Federal Communications Commission Chairman Julius Genachowski spoke on Monday, Dec. 5, to an audience that had assembled to witness the swearing in of the United States Holocaust Memorial Council, of which he is the chairman.
In his speech, Genachowski related the horrific struggles of his ancestors as they escaped Nazi oppression in Europe at the beginning of World War II. But as moving as his speech was, he also delivered a warning about the misuse of technology today.
Genachowski noted that the Nazis, who at the height of their power during World War II occupied or otherwise controlled most of continental Europe, applied the latest available technology to round up, catalog and exterminate political opponents and ethnic groups that were the focus of their racial hatred, including Jews and Gypsies. While the Germans were well-known for their mastery of technology and industrial efficiency, the fact was that mastery was in itself perverted, Genachowski said.
"The Holocaust proves many sad truths," Genachowski said. "One is that modernity is not an inoculation against genocide. The pillars of modernity–technology and science–are powerful forces. They were perverted for evil by the Nazis, but technology and science are also sources of unlimited hope, opportunity and transformative change."
Genachowski’s hope is that these positive aspects of technology and science can be used to fight this perversion. "We must fight so that technology is used to shine a light on oppression and intolerance, to illuminate persecution and dehumanization, to take oppression and mass murder out of the shadows," he added.
If this sounds a lot like the famous Google unofficial motto of "Don’t Be Evil," it is. Genachowski is calling for a level of responsibility by people and companies, and for the use of technology to hold accountable those who conduct their business in a way that is evil or exploitive. Sadly, the fear that technology will be used to commit evil acts is well-founded.

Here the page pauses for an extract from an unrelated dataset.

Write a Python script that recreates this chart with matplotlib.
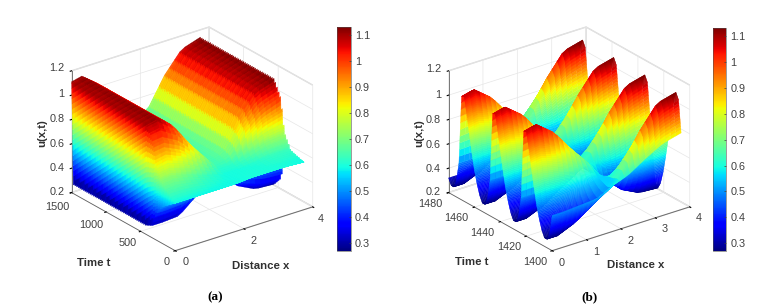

Author Edwin Black, who chronicled how Germany used technology to commit genocide, is now researching how this is happening in the present day. Black said he suspects that the fight to prevent the perversion of technology around the world may already be lost.
Black points to tracking technology that will allow anyone with a wireless phone to be located indoors or out and to the vast collection of data that can be mined to find out nearly anything that can be found out about a person.